Management at cash-strapped Controlled Demolition were in talks with potential buyers this week.
Venture capitalist 3i - which owns a 40 per cent stake in the company after it backed a management buyout - dropped a bombshell on the West Yorkshire firm earlier this month, saying it would no longer support the company because it was underperforming.

A 3i spokeswoman said: 'The directors are exploring alternative funding options. 3i won' t be backing the company going forward. This is a small legacy investment. We will provide funding for companies that are performing well.'

Managing director Darren Palin led the £7.5 million MBO four years ago, buying Controlled from founder Charles Moran.

A company spokeswoman admitted it has experienced 'some trading difficulties'. But she added: 'We are not going into liquidation and are trading as normal.

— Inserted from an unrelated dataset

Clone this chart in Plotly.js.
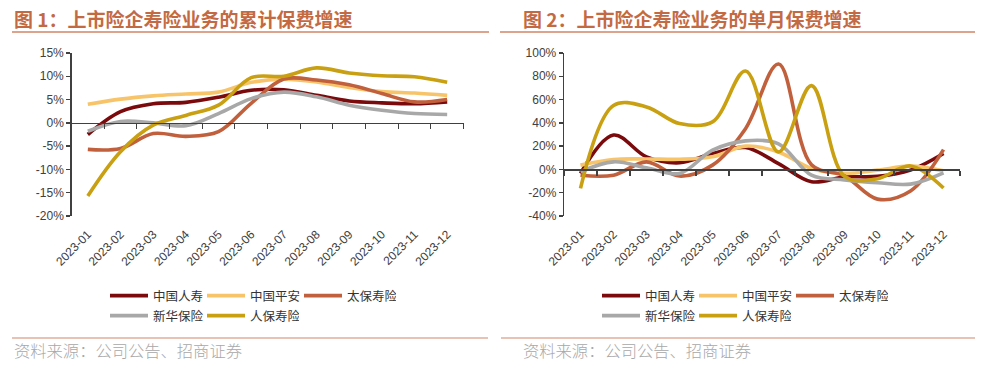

None of the staff have been laid off.'

Sources close to the firm said the company has debts of around £9.5 million.

Sheffield firm Euro Decommissioning Services is understood to have put in an offer for the firm which was rebuffed.

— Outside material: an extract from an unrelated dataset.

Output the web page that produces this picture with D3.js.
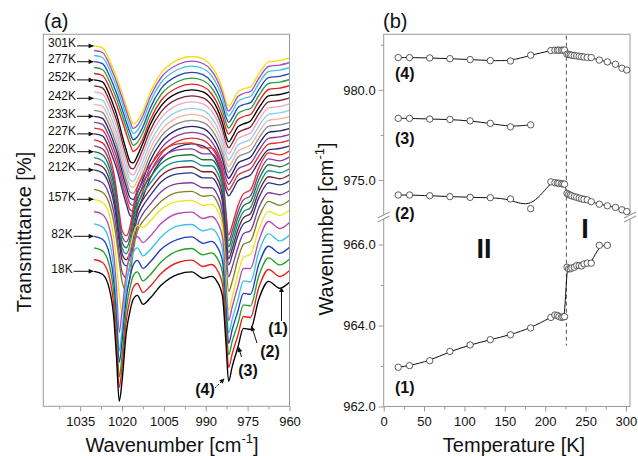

Swansea contractor Cuddy Demolition is also thought to have expressed interest.

One rival firm, which has not made a bid, said: 'It is fair to say Controlled has overextended itself in recent times, such as undercutting on work, and it is coming home to roost.'

Controlled was forced to hire security guards at its Wakefield headquarters last week to deal with angry subbies who say they have been left out of pocket to the tune of thousands of pounds.

The boss of one firm, who claims he is owed £60,000, said: 'I went down there on Friday and there was a crowd of people outside and four bouncers guarding the doors.

'There are a few really good specialist firms based in London that won' t be able to take this knock if they don' t get their money.'

A senior employee at Controlled said: 'You can see how bad it is by the fact they' ve had to employ bouncers outside the offices for protection.'

The company has worked on a number of high-profile projects including a deal to tear down the south stand for Mowlem at the home of English rugby union, Twickenham, in west London.

Controlled Demolition's parent company, Controlled Group Holdings, increased its turn over 20 per cent to £19.64 million in the year to September 2004, up from £16.34 million in the previous 12 months, according to accounts filed at Companies House.

Profits before tax were down slightly to just over £205,000 from nearly £213,000 the previous year. Staff numbers increased year-on-year to 145 from 131.